Husky, one of Canada’s largest producers of heavy crude oil, also warned that weakness in pricing for heavy crude grades as well as volatile refining margins have become a factor in 2012.

Still, the company’s integrated structure, which in recent years was bolstered by the addition of two refineries in Ohio, has meant that weak pricing for heavy oil production can be counteracted in the processing of the crude, Chief Executive Asim Ghosh said.

Husky is a dominant producer of heavy crude in Western Canada and also runs an 82,000 barrel a day plant that upgrades it into refinery-ready light oil.
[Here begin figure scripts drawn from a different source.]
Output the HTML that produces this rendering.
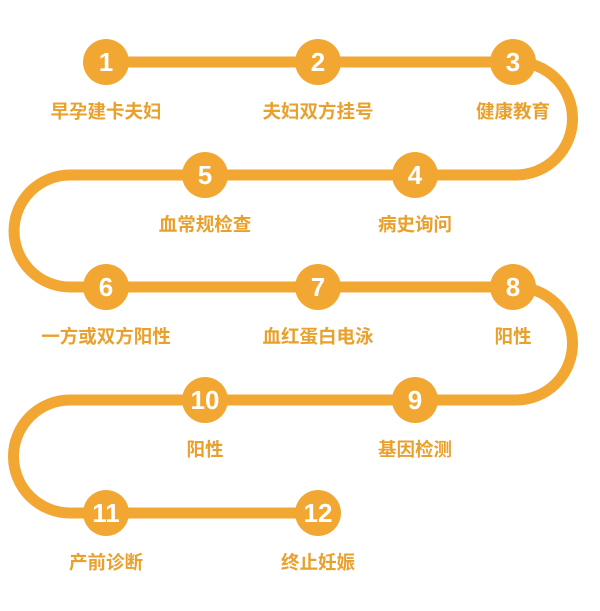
<!DOCTYPE html>
<html><head><meta charset="utf-8"><style>
body{margin:0;background:#fff;width:600px;height:606px;overflow:hidden}
svg text{font-family:"Liberation Sans","Noto Sans CJK SC",sans-serif}
</style></head><body>
<svg width="600" height="606" viewBox="0 0 600 606">
<path d="M106 62 H516 A56.5 56.5 0 0 1 516 175 H70 A56 56 0 0 0 70 287 H516 A56.5 56.5 0 0 1 516 400 H70 A56.5 56.5 0 0 0 70 513 H318" fill="none" stroke="#f2a733" stroke-width="11"/>
<g fill="#f2a733">
<circle cx="106" cy="62" r="23"/><circle cx="318" cy="62" r="23"/><circle cx="513" cy="62" r="23"/>
<circle cx="205" cy="175" r="23"/><circle cx="415" cy="175" r="23"/>
<circle cx="106" cy="287" r="23"/><circle cx="318" cy="287" r="23"/><circle cx="513" cy="287" r="23"/>
<circle cx="205" cy="400" r="23"/><circle cx="415" cy="400" r="23"/>
<circle cx="106" cy="513" r="23"/><circle cx="318" cy="513" r="23"/>
</g>
<g fill="#fff" font-size="26" font-weight="bold" text-anchor="middle">
<text x="106" y="71">1</text><text x="318" y="71">2</text><text x="513" y="71">3</text>
<text x="205" y="184">5</text><text x="415" y="184">4</text>
<text x="106" y="296">6</text><text x="318" y="296">7</text><text x="513" y="296">8</text>
<text x="205" y="409">10</text><text x="415" y="409">9</text>
<text x="106" y="522">11</text><text x="318" y="522">12</text>
</g>
<g fill="#e9a02c" font-size="18.5" font-weight="bold" text-anchor="middle">
<text x="106" y="118">早孕建卡夫妇</text><text x="318" y="118">夫妇双方挂号</text><text x="513" y="118">健康教育</text>
<text x="205" y="231">血常规检查</text><text x="415" y="231">病史询问</text>
<text x="106" y="343">一方或双方阳性</text><text x="318" y="343">血红蛋白电泳</text><text x="513" y="343">阳性</text>
<text x="205" y="456">阳性</text><text x="415" y="456">基因检测</text>
<text x="106" y="569">产前诊断</text><text x="318" y="569">终止妊娠</text>
</g>
</svg>
</body></html>
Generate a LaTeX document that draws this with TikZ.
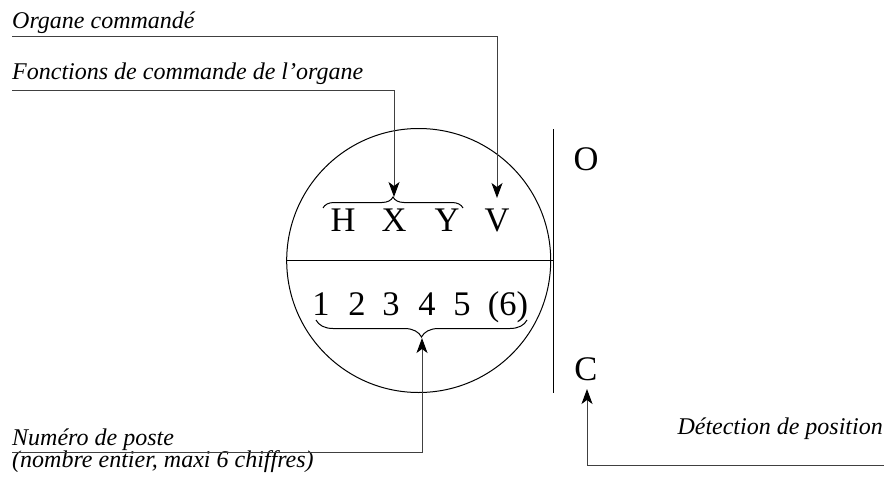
\documentclass[tikz,border=0pt]{standalone}
\usepackage{fontspec}
\setmainfont{Liberation Serif}
\usetikzlibrary{arrows.meta,decorations.pathreplacing}
\begin{document}
\begin{tikzpicture}[x=1pt,y=1pt,
  lbl/.style={font=\itshape\fontsize{24}{27}\selectfont, inner sep=0pt},
  big/.style={font=\fontsize{34.5}{40}\selectfont, inner sep=0pt, anchor=base},
  conn/.style={line width=1pt, draw=black!75},
  arr/.style={conn, -{Stealth[length=15pt,width=11pt,inset=4pt,color=black]}},
  shp/.style={line width=1pt, draw=black},
  brc/.style={line width=1pt, decorate, decoration={brace, amplitude=#1}}]
\useasboundingbox (0,0) rectangle (884,-479);
% circle and lines
\node[shp, circle, minimum size=264pt, inner sep=0pt] (circ) at (418.7,-260.5) {};
\coordinate (dl) at (286.7,-260.7);
\coordinate (dr) at (553.3,-260.7);
\draw[shp] (dl) -- (dr);
\coordinate (vt) at (553.3,-129);
\coordinate (vb) at (553.3,-393);
\draw[shp] (vt) -- (vb);
% letters
\node[big] (H) at (343,-231) {H};
\node[big] (X) at (394,-231) {X};
\node[big] (Y) at (447,-231) {Y};
\node[big] (V) at (497,-231) {V};
\node[big] (n1) at (321,-315) {1};
\node[big] (n2) at (357,-315) {2};
\node[big] (n3) at (391,-315) {3};
\node[big] (n4) at (427,-315) {4};
\node[big] (n5) at (462,-315) {5};
\node[big] (n6) at (508,-315) {(6)};
\node[big] (O) at (586,-170) {O};
\node[big] (C) at (586,-380) {C};
% braces
\coordinate (b1l) at (323,-208);
\coordinate (b1r) at (463,-208);
\draw[brc=11pt] (b1l) -- (b1r);
\coordinate (b2r) at (527,-320);
\coordinate (b2l) at (316,-320);
\draw[brc=17pt] (b2r) -- (b2l);
% labels
\node[lbl, anchor=base west] (org) at (12,-28) {Organe commandé};
\node[lbl, anchor=base west] (fct) at (12,-79) {Fonctions de commande de l’organe};
\node[lbl, anchor=base west] (num) at (12,-445) {Numéro de poste};
\node[lbl, anchor=base west] (nbr) at (12,-467) {(nombre entier, maxi 6 chiffres)};
\node[lbl, anchor=base east] (det) at (883,-434) {Détection de position};
% connectors
\coordinate (orgL) at (12,-36);
\coordinate (orgC) at (497,-36);
\coordinate (tipV) at (497,-198);
\draw[arr] (orgL) -- (orgC) -- (tipV);
\coordinate (fctL) at (12,-90);
\coordinate (fctC) at (394,-90);
\coordinate (tipX) at (394,-197);
\draw[arr] (fctL) -- (fctC) -- (tipX);
\coordinate (numL) at (12,-452.3);
\coordinate (numC) at (422,-452.3);
\coordinate (tipN) at (422,-338);
\draw[arr] (numL) -- (numC) -- (tipN);
\coordinate (detR) at (884,-465);
\coordinate (detC) at (587,-465);
\coordinate (tipC) at (587,-389);
\draw[arr] (detR) -- (detC) -- (tipC);
\end{tikzpicture}
\end{document}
This month, discounts for Canadian heavy and light synthetic oil have widened to the largest in several years as industry-wide production has surged against a backdrop of limited pipeline capacity for export. Heavy crude has sold for as much as $35.50 a barrel under benchmark West Texas Intermediate this week, about double the discount of a month ago.

“We firmly believe in the merits of a balanced portfolio and internal hedges,” Ghosh said. “I think that diversification of the portfolio has proven to be a moderating factor in our results over the past year, and as we get more and more focused on creating those balances, we just want to (protect) the company from such volatilities.”

Husky, controlled by Hong Kong billionaire Li Ka-shing, said net income jumped to C$408 million ($410 million), or 42 Canadian cents a share, from C$139 million, or 16 Canadian cents, a year earlier. Excluding unusual items, the company earned C$481 million, or 50 Canadian cents a share.

The adjusted result lagged the average analyst estimate for the measure of 55 Canadian cents, according to Thomson Reuters I/B/E/S. Cash flow, a key indicator of a company’s ability to pay for new projects, climbed 75 per cent to C$1.2 billion, or C$1.24 a share, from C$685 million, or 80 Canadian cents a share.

Production rose 14 per cent to 318,900 barrels of oil equivalent per day, with strong gains from Husky’s offshore fields in the North Atlantic off Newfoundland: North Amethyst and White Rose.